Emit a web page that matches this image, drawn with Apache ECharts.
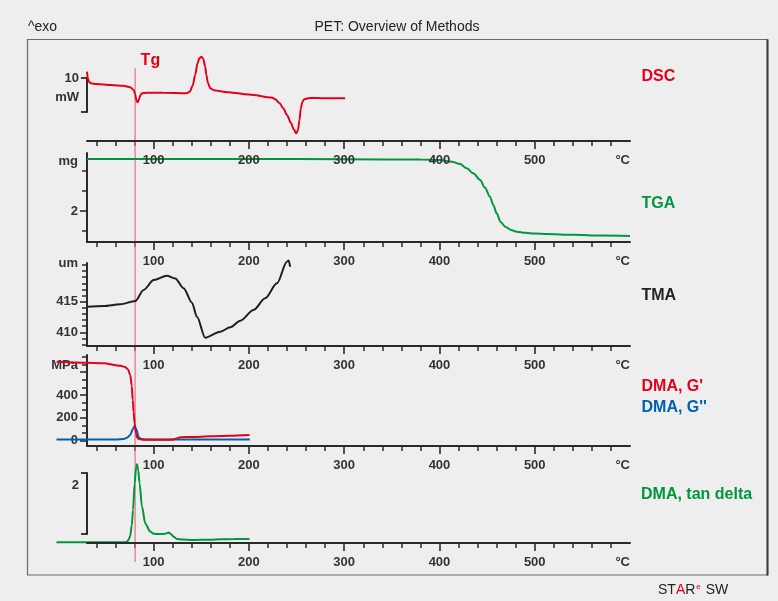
<!DOCTYPE html>
<html><head><meta charset="utf-8">
<script src="https://cdn.jsdelivr.net/npm/echarts@6/dist/echarts.min.js"></script>
<style>html,body{margin:0;padding:0;background:#eeeeee}#c{width:778px;height:601px}</style>
</head><body><div id="c"></div>
<script>
// ---------- axis / tick data ----------
const xMin = 30, xMax = 600;
const xDataMin = -10;   // DMA curves start left of the temperature axis
const xMinorTicks = [40,60,80,120,140,160,180,220,240,260,280,320,340,360,380,420,440,460,480,520,540,560,580];
const xMajorTicks = [100,200,300,400,500];
const xLabelVals = [100,200,300,400,500,600];
const xLabelText = ['100','200','300','400','500','°C'];

const tgaMinorTicks = [1.5,2.5,3];
const tgaMajorTicks = [2];
const tgaLabelVals = [2,3.22];
const tgaLabelText = ['2','mg'];

const tmaMinorTicks = [408,409,411,412,413,414,416,417,418,419,420,421];
const tmaMajorTicks = [410,415];
const tmaLabelVals = [410,415,421.2];
const tmaLabelText = ['410','415','um'];

const dmaMinorTicks = [66.7,133.3,266.7,333.3,466.7,533.3,666.7,733.3];
const dmaMajorTicks = [0,200,400,600];
const dmaLabelVals = [0,200,400,663];
const dmaLabelText = ['0','200','400','MPa'];

const dscBarTicks = [0,10];
const dscBarLabelVals = [4.3,10];
const dscBarLabelText = ['mW','10'];
const tanBarTicks = [0,2];
const tanBarLabelVals = [1.6];
const tanBarLabelText = ['2'];

const Tg = 80.5;

// ---------- series data ----------
const dscT = [30,31,32,34,40,55,68.4,75.4,79,80.5,81.8,83.1,84.5,86,87.7,93,110,135,138,141,143.6,146,148,150,152,154,155.2,157,159.4,163,170,177,200,224,228,232,236,240,244,247,249.6,251.5,253,254.5,256,258,264,280,301];
const dscV = [11.87,9.8,8.9,8.45,8.2,7.9,7.7,7.24,6.44,5.2,3.5,2.79,3.6,4.9,5.46,5.64,5.6,5.5,6.0,7.8,11.0,14.3,15.9,16.3,15.7,13.5,11.0,8.5,6.94,6.4,6.1,5.8,5.1,4.2,3.6,2.6,1.0,-1.0,-3.3,-5.2,-6.4,-5.5,-2.5,1.0,2.9,3.7,4.1,4.0,3.98];

const tgaT = [30,100,200,300,380,400,413,421.6,428.7,435.5,442.7,447.7,453,456.5,460,464.2,469,475,481,490,500,512.6,540,570,600];
const tgaV = [3.29,3.29,3.29,3.285,3.275,3.265,3.223,3.166,3.06,2.935,2.77,2.58,2.355,2.15,1.943,1.73,1.61,1.53,1.486,1.46,1.44,1.43,1.41,1.39,1.38];

const tmaT = [30,47.4,65,80.7,89.4,100,113.9,122.6,131.4,140.2,145.4,154.1,169.9,180.4,190.9,204.8,217.1,229.4,239.9,241.6,243.3];
const tmaV = [414.18,414.3,414.57,415.11,416.9,418.54,419.24,418.8,417.19,414.84,412.55,409.13,410.1,410.82,411.9,413.65,415.55,418.0,421.53,421.7,420.7];

const dmaG1T = [-2,30,47,65,70,73,75.4,77,78,79,80,81.3,82.5,84,87.7,100,115,121,124,128,140,160,180,200.6];
const dmaG1V = [692,683,678,657,645,625,575,480,356,250,152,70,30,16,10,8,8,10,20,30,33,38,43,50];
const dmaG2T = [-2,30,60,68.4,72,75.4,78,80,82,84.2,87,89.4,100,150,201];
const dmaG2V = [10,10,11,14,25,50,100,129,95,30,14,10,10,10,10];

const tanT = [-2,30,60,70,72,74,75.4,77,78.3,80,81.5,82.5,83.8,85.2,87.7,91.2,96.4,100,107,112,115.7,118,121,124.4,130,141.9,160,170,185,200.6];
const tanV = [0,0,0,0,0.02,0.1,0.22,0.55,1.06,1.93,2.45,2.56,2.35,1.93,1.17,0.62,0.35,0.28,0.27,0.28,0.32,0.27,0.18,0.11,0.09,0.075,0.085,0.1,0.105,0.11];

// ---------- styling ----------
const FONT = '"Liberation Sans", Arial, Helvetica, sans-serif';
const RED = '#e2001a', GREEN = '#00963f', BLUE = '#0060ad', BLACK = '#1e1e1e';
const AX = '#2a2a2a';
const L = 87, R = 148;
const PX_PER_DEG = (778 - R - L) / (xMax - xMin);
const L_DATA = L - (xMin - xDataMin) * PX_PER_DEG;

function pair(a, b) { return a.map((t, i) => [t, b[i]]); }
function lookup(vals, texts) {
  return function (v) {
    for (let i = 0; i < vals.length; i++) if (Math.abs(vals[i] - v) < 1e-6) return texts[i];
    return '';
  };
}
function grid(top, height, left) {
  return { left: left == null ? L : left, right: R, top: top, height: height, containLabel: false, outerBoundsMode: 'none', show: false };
}
const labelStyle = { color: '#333', fontSize: 13, fontWeight: 'bold', fontFamily: FONT };

function xPair(gi) {
  return [
    { type: 'value', gridIndex: gi, min: xMin, max: xMax, position: 'bottom',
      axisLine: { show: false, onZero: false }, splitLine: { show: false },
      axisLabel: { show: false },
      axisTick: { show: true, length: 5, customValues: xMinorTicks, lineStyle: { color: AX, width: 1.5 } } },
    { type: 'value', gridIndex: gi, min: xMin, max: xMax, position: 'bottom', z: 5,
      axisLine: { show: true, onZero: false, lineStyle: { color: AX, width: 2 } }, splitLine: { show: false },
      axisTick: { show: true, length: 8, customValues: xMajorTicks, lineStyle: { color: AX, width: 1.6 } },
      axisLabel: Object.assign({ show: true, margin: 13, customValues: xLabelVals, formatter: lookup(xLabelVals, xLabelText), alignMaxLabel: 'right' }, labelStyle) }
  ];
}
function xHidden(gi, min) {
  return { type: 'value', gridIndex: gi, min: min == null ? xMin : min, max: xMax, show: false, axisLine: { onZero: false } };
}
function yPair(gi, min, max, minor, major, lv, lt) {
  return [
    { type: 'value', gridIndex: gi, min: min, max: max, position: 'left',
      axisLine: { show: false, onZero: false }, splitLine: { show: false }, axisLabel: { show: false },
      axisTick: { show: true, length: 5, customValues: minor, lineStyle: { color: AX, width: 1.5 } } },
    { type: 'value', gridIndex: gi, min: min, max: max, position: 'left',
      axisLine: { show: true, onZero: false, lineStyle: { color: AX, width: 2 } }, splitLine: { show: false },
      axisTick: { show: true, length: 7, customValues: major, lineStyle: { color: AX, width: 1.6 } },
      axisLabel: Object.assign({ show: true, margin: 9, customValues: lv, formatter: lookup(lv, lt) }, labelStyle) }
  ];
}
function yBracket(gi, min, max, ticks, lv, lt) {
  return { type: 'value', gridIndex: gi, min: min, max: max, position: 'left',
    axisLine: { show: true, onZero: false, lineStyle: { color: AX, width: 2 } }, splitLine: { show: false },
    axisTick: { show: true, length: 6, customValues: ticks, lineStyle: { color: AX, width: 1.8 } },
    axisLabel: Object.assign({ show: true, margin: 8, customValues: lv, formatter: lookup(lv, lt) }, labelStyle) };
}
function yHidden(gi, min, max) {
  return { type: 'value', gridIndex: gi, min: min, max: max, show: false, axisLine: { onZero: false }, splitLine: { show: false } };
}
function line(data, color, xi, yi, extra) {
  return Object.assign({ type: 'line', data: data, xAxisIndex: xi, yAxisIndex: yi, symbol: 'none',
    smooth: 0.3, smoothMonotone: 'x', lineStyle: { color: color, width: 2 }, z: 3, silent: true, animation: false }, extra || {});
}

const DMA_MIN = -46.4, DMA_MAX = 750.4, TAN_MIN = -0.023, TAN_MAX = 2.862;

const grids = [
  grid(50, 91),    // 0 DSC
  grid(78, 34),    // 1 DSC bracket
  grid(153, 89),   // 2 TGA
  grid(263, 83),   // 3 TMA
  grid(355, 91),   // 4 DMA axes
  grid(455, 88),   // 5 tan delta axes
  grid(473, 61),   // 6 tan delta bracket
  grid(68, 494),   // 7 Tg marker
  grid(355, 91, L_DATA), // 8 DMA curves (extends left of the axis)
  grid(455, 88, L_DATA)  // 9 tan delta curve
];

const xAxes = [].concat(xPair(0), xPair(2), xPair(3), xPair(4), xPair(5),
  [xHidden(1), xHidden(6), xHidden(7), xHidden(8, xDataMin), xHidden(9, xDataMin)]);
const yAxes = [].concat(
  [yHidden(0, -8.69, 18.31)],
  [yBracket(1, 0, 10, dscBarTicks, dscBarLabelVals, dscBarLabelText)],
  yPair(2, 1.231, 3.439, tgaMinorTicks, tgaMajorTicks, tgaLabelVals, tgaLabelText),
  yPair(3, 407.77, 421.31, tmaMinorTicks, tmaMajorTicks, tmaLabelVals, tmaLabelText),
  yPair(4, DMA_MIN, DMA_MAX, dmaMinorTicks, dmaMajorTicks, dmaLabelVals, dmaLabelText),
  [yHidden(5, TAN_MIN, TAN_MAX)],
  [yBracket(6, 0, 2, tanBarTicks, tanBarLabelVals, tanBarLabelText)],
  [yHidden(7, 0, 1)],
  [yHidden(8, DMA_MIN, DMA_MAX)],
  [yHidden(9, TAN_MIN, TAN_MAX)]
);

const series = [
  { type: 'line', data: [[Tg, 0], [Tg, 1]], xAxisIndex: 12, yAxisIndex: 10, symbol: 'none', z: 1, animation: false,
    lineStyle: { color: '#e8707c', width: 1.2 }, silent: true },
  { type: 'scatter', data: [[Tg, 1]], xAxisIndex: 12, yAxisIndex: 10, symbolSize: 1, itemStyle: { color: RED, opacity: 0 },
    animation: false, silent: true, z: 6,
    label: { show: true, formatter: 'Tg', position: [6, -15], color: RED, opacity: 1, textBorderWidth: 0, fontSize: 16, fontWeight: 'bold', fontFamily: FONT } },
  line(pair(dscT, dscV), RED, 1, 0),
  line(pair(tgaT, tgaV), GREEN, 3, 3),
  line(pair(tmaT, tmaV), BLACK, 5, 5, { clip: false }),
  line(pair(dmaG2T, dmaG2V), BLUE, 13, 11),
  line(pair(dmaG1T, dmaG1V), RED, 13, 11),
  line(pair(tanT, tanV), GREEN, 14, 12, { z: 1 })
];

function txt(x, y, text, color, size, weight, align) {
  return { type: 'text', x: x, y: y, z: 10, silent: true,
    style: { text: text, fill: color, font: (weight || 'normal') + ' ' + size + 'px ' + FONT, align: align || 'left', verticalAlign: 'middle' } };
}

const graphics = [
  { type: 'rect', z: 0, silent: true, shape: { x: 27.5, y: 39.5, width: 740, height: 535.5 }, style: { fill: 'none', stroke: '#6a6a6a', lineWidth: 1.2 } },
  { type: 'line', z: 0, silent: true, shape: { x1: 767.5, y1: 39.5, x2: 767.5, y2: 575.5 }, style: { stroke: '#3a3a3a', lineWidth: 2 } },
  txt(28, 27, '^exo', '#222', 14),
  txt(397, 27, 'PET: Overview of Methods', '#222', 14, 'normal', 'center'),
  txt(641.5, 77, 'DSC', RED, 16, 'bold'),
  txt(641.5, 203.5, 'TGA', GREEN, 16, 'bold'),
  txt(641.5, 296, 'TMA', '#222', 16, 'bold'),
  txt(641.5, 387, "DMA, G'", RED, 16, 'bold'),
  txt(641.5, 408, "DMA, G''", BLUE, 16, 'bold'),
  txt(641, 494.5, 'DMA, tan delta', GREEN, 16, 'bold'),
  { type: 'text', x: 658, y: 590, z: 10, silent: true,
    style: { text: '{k|ST}{r|A}{k|R}{s|e}{k| SW}', align: 'left', verticalAlign: 'middle',
      rich: {
        k: { fill: '#222', fontSize: 14, fontFamily: FONT },
        r: { fill: RED, fontSize: 14, fontFamily: FONT },
        s: { fill: RED, fontSize: 8, fontFamily: FONT, verticalAlign: 'top', padding: [0, 1, 6, 1] }
      } } }
];

const chart = echarts.init(document.getElementById('c'), null, { renderer: 'canvas' });
chart.setOption({
  backgroundColor: '#eeeeee',
  animation: false,
  grid: grids,
  xAxis: xAxes,
  yAxis: yAxes,
  series: series,
  graphic: graphics
});
</script></body></html>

::::::::

◆ **WHAT IS REQUIRED**: Up to and including the line containing "const tmaLabelText = ['410','415','um'];", repeat every line from the start of the data, but none of the pictures.

◆ **THE RESULT**:
Emit a web page that matches this image, drawn with Apache ECharts.
<!DOCTYPE html>
<html><head><meta charset="utf-8">
<script src="https://cdn.jsdelivr.net/npm/echarts@6/dist/echarts.min.js"></script>
<style>html,body{margin:0;padding:0;background:#eeeeee}#c{width:778px;height:601px}</style>
</head><body><div id="c"></div>
<script>
// ---------- axis / tick data ----------
const xMin = 30, xMax = 600;
const xDataMin = -10;   // DMA curves start left of the temperature axis
const xMinorTicks = [40,60,80,120,140,160,180,220,240,260,280,320,340,360,380,420,440,460,480,520,540,560,580];
const xMajorTicks = [100,200,300,400,500];
const xLabelVals = [100,200,300,400,500,600];
const xLabelText = ['100','200','300','400','500','°C'];

const tgaMinorTicks = [1.5,2.5,3];
const tgaMajorTicks = [2];
const tgaLabelVals = [2,3.22];
const tgaLabelText = ['2','mg'];

const tmaMinorTicks = [408,409,411,412,413,414,416,417,418,419,420,421];
const tmaMajorTicks = [410,415];
const tmaLabelVals = [410,415,421.2];
const tmaLabelText = ['410','415','um'];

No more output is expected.